▶ **Written exercise**:
Give the count of lines in the data that include the string "page", with no added remarks.

# # # #

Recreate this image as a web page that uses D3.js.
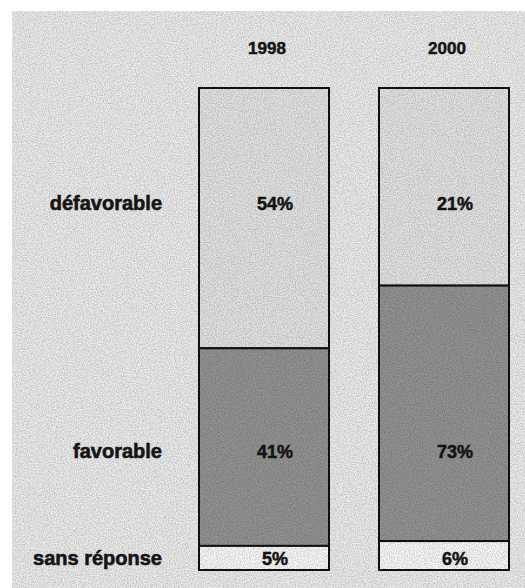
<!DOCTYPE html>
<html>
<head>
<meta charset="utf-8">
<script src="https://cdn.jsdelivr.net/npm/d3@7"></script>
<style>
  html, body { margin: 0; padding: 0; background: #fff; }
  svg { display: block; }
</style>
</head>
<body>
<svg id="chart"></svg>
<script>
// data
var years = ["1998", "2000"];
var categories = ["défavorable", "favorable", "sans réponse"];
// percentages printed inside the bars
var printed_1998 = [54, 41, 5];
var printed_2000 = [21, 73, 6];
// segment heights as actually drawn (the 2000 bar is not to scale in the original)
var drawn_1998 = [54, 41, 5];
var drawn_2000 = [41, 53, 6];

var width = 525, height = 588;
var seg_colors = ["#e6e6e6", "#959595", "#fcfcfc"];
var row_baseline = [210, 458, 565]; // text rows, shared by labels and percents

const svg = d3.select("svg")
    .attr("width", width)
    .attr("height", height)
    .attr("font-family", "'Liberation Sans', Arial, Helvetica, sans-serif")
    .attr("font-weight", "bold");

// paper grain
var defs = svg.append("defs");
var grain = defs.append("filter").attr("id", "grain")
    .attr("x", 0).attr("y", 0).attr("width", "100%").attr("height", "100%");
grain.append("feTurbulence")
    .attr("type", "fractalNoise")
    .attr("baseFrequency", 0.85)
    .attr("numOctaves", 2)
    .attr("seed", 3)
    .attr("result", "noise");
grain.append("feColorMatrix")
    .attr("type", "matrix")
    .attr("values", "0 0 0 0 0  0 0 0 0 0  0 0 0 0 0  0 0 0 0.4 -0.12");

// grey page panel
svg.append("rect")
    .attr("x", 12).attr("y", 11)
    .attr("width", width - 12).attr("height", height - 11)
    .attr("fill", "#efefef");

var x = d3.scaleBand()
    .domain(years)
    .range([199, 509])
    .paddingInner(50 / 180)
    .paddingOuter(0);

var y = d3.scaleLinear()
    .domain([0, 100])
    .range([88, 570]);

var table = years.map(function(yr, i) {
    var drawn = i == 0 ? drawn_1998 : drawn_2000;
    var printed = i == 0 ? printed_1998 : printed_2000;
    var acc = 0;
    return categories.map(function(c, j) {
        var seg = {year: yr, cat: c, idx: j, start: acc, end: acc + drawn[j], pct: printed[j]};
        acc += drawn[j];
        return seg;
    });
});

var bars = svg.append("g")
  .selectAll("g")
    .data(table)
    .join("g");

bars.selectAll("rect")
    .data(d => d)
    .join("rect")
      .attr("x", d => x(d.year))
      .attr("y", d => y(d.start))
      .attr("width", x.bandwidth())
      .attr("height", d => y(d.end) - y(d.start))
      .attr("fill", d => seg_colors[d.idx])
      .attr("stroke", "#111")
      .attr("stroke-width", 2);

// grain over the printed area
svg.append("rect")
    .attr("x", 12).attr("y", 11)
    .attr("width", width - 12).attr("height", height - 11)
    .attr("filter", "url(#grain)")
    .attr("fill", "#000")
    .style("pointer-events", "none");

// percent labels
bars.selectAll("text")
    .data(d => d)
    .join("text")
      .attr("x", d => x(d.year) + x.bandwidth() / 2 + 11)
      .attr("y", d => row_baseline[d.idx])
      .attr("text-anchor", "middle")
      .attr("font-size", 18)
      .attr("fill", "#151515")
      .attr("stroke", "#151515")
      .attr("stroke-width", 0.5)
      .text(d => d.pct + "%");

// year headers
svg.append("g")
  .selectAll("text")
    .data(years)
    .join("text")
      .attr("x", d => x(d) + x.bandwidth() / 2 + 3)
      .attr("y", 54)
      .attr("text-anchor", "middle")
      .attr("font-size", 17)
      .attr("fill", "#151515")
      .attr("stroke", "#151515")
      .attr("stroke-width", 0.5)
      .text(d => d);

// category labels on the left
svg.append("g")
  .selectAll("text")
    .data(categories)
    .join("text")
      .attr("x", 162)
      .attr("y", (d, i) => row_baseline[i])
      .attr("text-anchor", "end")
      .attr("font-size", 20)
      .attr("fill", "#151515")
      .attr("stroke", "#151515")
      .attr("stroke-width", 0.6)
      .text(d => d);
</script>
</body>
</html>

# # # #

▶ **Written solution**:
2